My Chicago Home

My Chicago Home
How can we best live as modern, active contemplatives where prairie meets city?

Monday, May 23, 2011

Stargazing and Lake Walking

Chicago Skyline Panorama from Adler Planetarium by southerntabitha

southerntabitha on Flickr.
In late May, children finish their final flurry of field trips before summer, and adults long to burst bonds of office and household walls.

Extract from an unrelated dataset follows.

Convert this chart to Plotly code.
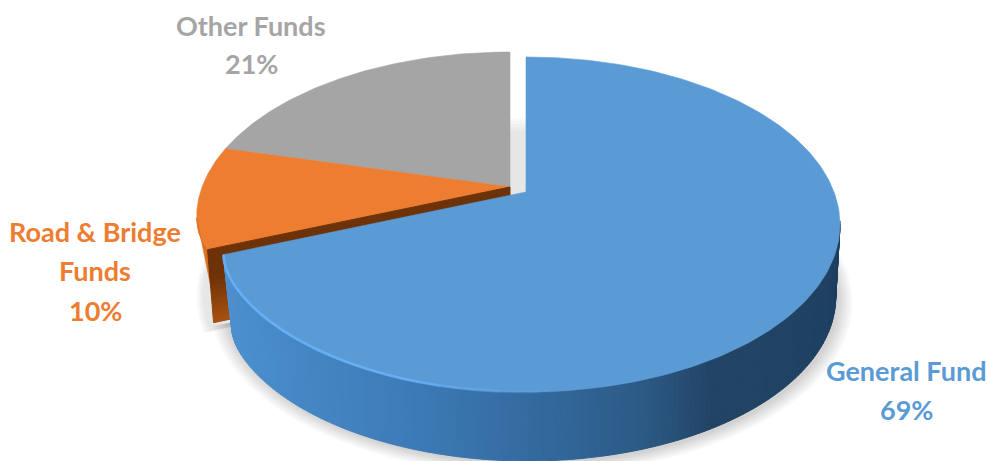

Stargazing and Lake Walking
By Marianna Bartholomew


Lake Michigan is today as deep-hued and inviting as the Mediterranean
The Planetarium bobs on its surface like a misplaced Pantheon


I sit like some pith-chewing philosopher in my 30th-floor office perch
my eyes turned to the shore


Today is a business day


But what means that to the resplendent turquoise waters
the reeling gulls
or to neck-craning school children gazing 
at the stars


In my thoughts, I join them
Orion, Cygnus the Swan
then half-melted Milky Ways on the lawn
with a peanut butter and jelly lunch


The wind, the nostril-pinching sniff of alewives
The crunching of city grass and candy bar wrappers underfoot
A frisbee, crack! in the back
laughter
 Photo of Chicago's Adler Planetarium courtesy of Dee W.
on Yelp


And always, the beckoning of the blue
and, if you pretend, pure
lake water
lapping like the sea


Like the Mediterranean


It's a magnet
My computer is no competition


I should be star-gazing and lake walking
on this late May day.


Okay, it originally read "late April day," but I adapted that last line for this post. I also have to chuckle at the "lake walking" bit. No, I'm not referring to walking on water, but beside it! I wrote this poem years ago as I was feeling tortured in nylons and heels, trapped in my glass office cage, overlooking an exquisitely beautiful Lake Michigan in spring. The Adler Planetarium really did look like it was "bobbing" on the waters. As I struggled to focus on my work, with an incredible, panoramic view laid out before me, I found myself with that surge of "Spring Fever" to cast it all aside and go play...to join those field tripping kids on the Planetarium lawn. 


Anyway, milder, warmer days are bound to soon arrive, although I was wearing a winter coat last week,  temperature highs are predicted for just 56 degrees for tomorrow, and vacillating cold and warm fronts are stirring up fierce weather. 


I was finishing up this post when news came through of the devastating tornado that hit Joplin, Missouri. My heart and prayers go out to all those impacted by this horrific 2011 Tornado Season. I pray May closes out like a lamb and that no further lives might be lost to devastating storms.